The Ulster-Scots Writing Competition 2022

Everybody kens a wee bit o’ Ulster-Scots and this is your chance to get creative with it.

We are pleased to inform you that with the support of the Ulster-Scots Agency, The Linen Hall will be hosting an Ulster–Scots writing competition this Autumn.   

There will be two competition categories, one for prose and one for poetry. The winner for each section will receive £500 and one runner-up for each section will receive £250. The winners will be announced during Burns Week in January 2023 and the winning entries will be published in a special edition anthology.

A distinguished panel of judges has been assembled to adjudicate Dr Frank Ferguson, Ally Heather and Dr Carol Baraniuk.

The deadline for entry is Tuesday 1st November 2022 at 5 pm, and below you can find the Entry Guidelines.

Entry Guidelines:

1.            The competition is open to writers born or resident in Ulster or Scotland over 16 years of age.

2.            Entries MUST be written in Ulster-Scots.

3.            No entry form is required.

4.            Entries must NOT have been, by the date of submission, published or broadcast in any medium.

5.            Entries must be typed, in double spacing, using only one side of A4 paper. 

6.            Prose entries must NOT exceed 3000 words and poetry entries must NOT exceed 40 lines.

7.            Entries can be emailed to info@linenhall.com or posted to the Linen Hall Library at the address below. Hard copy entries will not be returned.

8.            No indication of the writer’s identity should be placed on the entry and name, address, or telephone. number and e-mail address should be submitted under a separate cover with the title Ulster-Scots Writing Competition.

9.            Only one entry per applicant.

10.          The decision of the judges is final.

11.          Only winners and runners-up will be notified.

12.          Neither judges nor Linen Hall Library staff will enter into any correspondence regarding the competition.

13.          The Winners will be awarded their prizes in the Linen Hall during Burns Week in January 2022.

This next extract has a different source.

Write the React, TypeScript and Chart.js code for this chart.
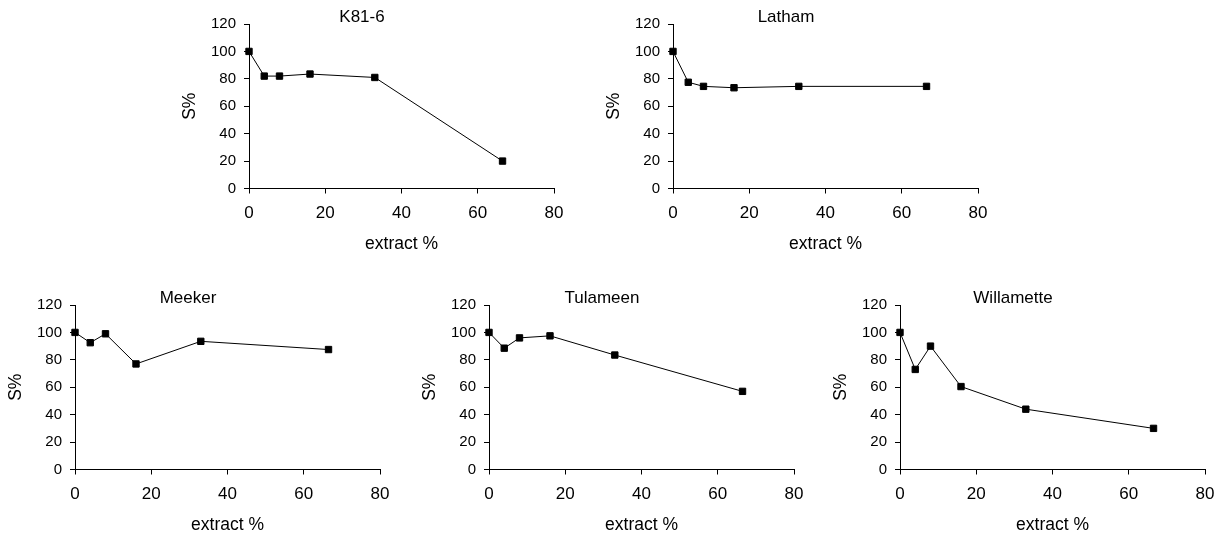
import React, { useEffect, useRef } from "react";
import { Chart, registerables } from "chart.js";

Chart.register(...registerables);

// Data
const extractPercent = [0, 4, 8, 16, 33, 66.5];
const k816 = [100, 82, 82, 83.5, 81, 20];
const latham = [100, 77.5, 74.5, 73.5, 74.5, 74.5];
const meeker = [100, 92.5, 99, 77, 93.5, 87.5];
const tulameen = [100, 88.5, 96, 97.5, 83.5, 57];
const willamette = [100, 73, 90, 60.5, 44, 30];

const xTicksMin = 0;
const xTicksMax = 80;
const xTickStep = 20;
const yTicksMin = 0;
const yTicksMax = 120;
const yTickStep = 20;

const xAxisTitle = "extract %";
const yAxisTitle = "S%";

const FONT = "'Liberation Sans', Arial, Helvetica, sans-serif";

type Panel = { name: string; values: number[]; left: number; top: number };

const panels: Panel[] = [
  { name: "K81-6", values: k816, left: 170, top: 0 },
  { name: "Latham", values: latham, left: 594, top: 0 },
  { name: "Meeker", values: meeker, left: -4, top: 281 },
  { name: "Tulameen", values: tulameen, left: 410, top: 281 },
  { name: "Willamette", values: willamette, left: 821, top: 281 },
];

const CW = 400;
const CH = 256;

function SmallChart({ panel }: { panel: Panel }) {
  const ref = useRef<HTMLCanvasElement | null>(null);
  useEffect(() => {
    if (!ref.current) return;
    const data = extractPercent.map((x, i) => ({ x, y: panel.values[i] }));
    const chart = new Chart(ref.current, {
      type: "line",
      data: {
        datasets: [
          {
            data,
            borderColor: "#000",
            backgroundColor: "#000",
            borderWidth: 1,
            pointStyle: "rect",
            pointRadius: 4.5,
            pointBackgroundColor: "#000",
            pointBorderColor: "#000",
            pointBorderWidth: 1,
            tension: 0,
            clip: false,
          } as any,
        ],
      },
      options: {
        responsive: false,
        animation: false,
        devicePixelRatio: 1,
        layout: { padding: { left: 0, right: 16, top: 0, bottom: 0 } },
        plugins: {
          legend: { display: false },
          tooltip: { enabled: false },
          title: {
            display: true,
            text: panel.name,
            color: "#000",
            font: { family: FONT, size: 17, weight: "normal", lineHeight: 1 },
            padding: { top: 9, bottom: -2 },
          },
        },
        scales: {
          x: {
            type: "linear",
            min: xTicksMin,
            max: xTicksMax,
            ticks: {
              stepSize: xTickStep,
              color: "#000",
              font: { family: FONT, size: 17 },
              padding: 10,
            },
            grid: {
              drawOnChartArea: false,
              drawTicks: true,
              tickLength: 5,
              color: "#000",
            },
            border: { display: true, color: "#000", width: 1 },
            title: {
              display: true,
              text: xAxisTitle,
              color: "#000",
              font: { family: FONT, size: 17.5 },
              padding: { top: 0, bottom: 1 },
            },
            afterFit: (s: any) => {
              s.height = 67.5;
              s.paddingLeft = 0;
              s.paddingRight = 0;
            },
          },
          y: {
            type: "linear",
            min: yTicksMin,
            max: yTicksMax,
            ticks: {
              stepSize: yTickStep,
              color: "#000",
              font: { family: FONT, size: 15 },
              padding: 8,
            },
            grid: {
              drawOnChartArea: false,
              drawTicks: true,
              tickLength: 5,
              color: "#000",
            },
            border: { display: true, color: "#000", width: 1 },
            title: {
              display: true,
              text: yAxisTitle,
              color: "#000",
              font: { family: FONT, size: 17.5 },
              padding: { top: 9.5, bottom: 0 },
            },
            afterFit: (s: any) => {
              s.width = 79;
            },
          },
        },
      } as any,
    });
    return () => chart.destroy();
  }, [panel]);
  return (
    <canvas
      ref={ref}
      width={CW}
      height={CH}
      style={{ position: "absolute", left: panel.left, top: panel.top, width: CW, height: CH }}
    />
  );
}

export default function App() {
  return (
    <div
      style={{
        position: "absolute",
        left: 0,
        top: 0,
        width: 1225,
        height: 537,
        overflow: "hidden",
        background: "#fff",
      }}
    >
      {panels.map((p) => (
        <SmallChart key={p.name} panel={p} />
      ))}
    </div>
  );
}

14.          The Linen Hall Library reserves the right to select for publication such entries as may be deemed appropriate, in any year.

15.          The Linen Hall Library will liaise with successful authors in preparing texts for publication.

About the judges: 

Dr Frank Ferguson is the Director of the Centre for Irish and Scottish Studies. He has over fifteen years’ experience as a researcher and teacher in literary studies. He joined Ulster University in 2005 as a Research Associate at the Institute of Ulster Scots Studies and became a lecturer in 2010. Before then he had taught at Queen’s University Belfast.

Ally Heather is the Marketing Manager at the Scottish Poetry Library. His passion is in developing platforms for smaller communities, empowering them to tell their stories as widely as possible. He writes for Scottish newspapers, presents and is a guest on BBC television and radio programmes and a regular public speaker. Through years of public engagement & communications work with the University of Aberdeen, Dundee United and other national institutions he has developed expertise in engagement around culture, creating meaningful interaction between institutions and wider publics. His interests are primarily Scottish culture, language, history and the fitba, but he often roams further afield.

Dr Carol Baraniuk is a Research Associate in Robert Burns Studies at the University of Glasgow, working on the AHRC funded project ‘Editing Robert Burns for the 21st Century’. She completed her PhD at the University of Glasgow in 2009, and her thesis on Burns’s Ulster-Scots contemporary James Orr was published as James Orr, Poet and Irish Radical (2014). She has published and presented widely on Ulster-Scots and Scottish literary traditions. Carol has an essay on the early twentieth-century Co. Down poet, Florence Wilson in the recently published, Irish Women Poets Rediscovered (2021) and two essays in preparation for the forthcoming Oxford Handbook to Robert Burns, one co-written with renowned Burns scholar Gerard Carruthers.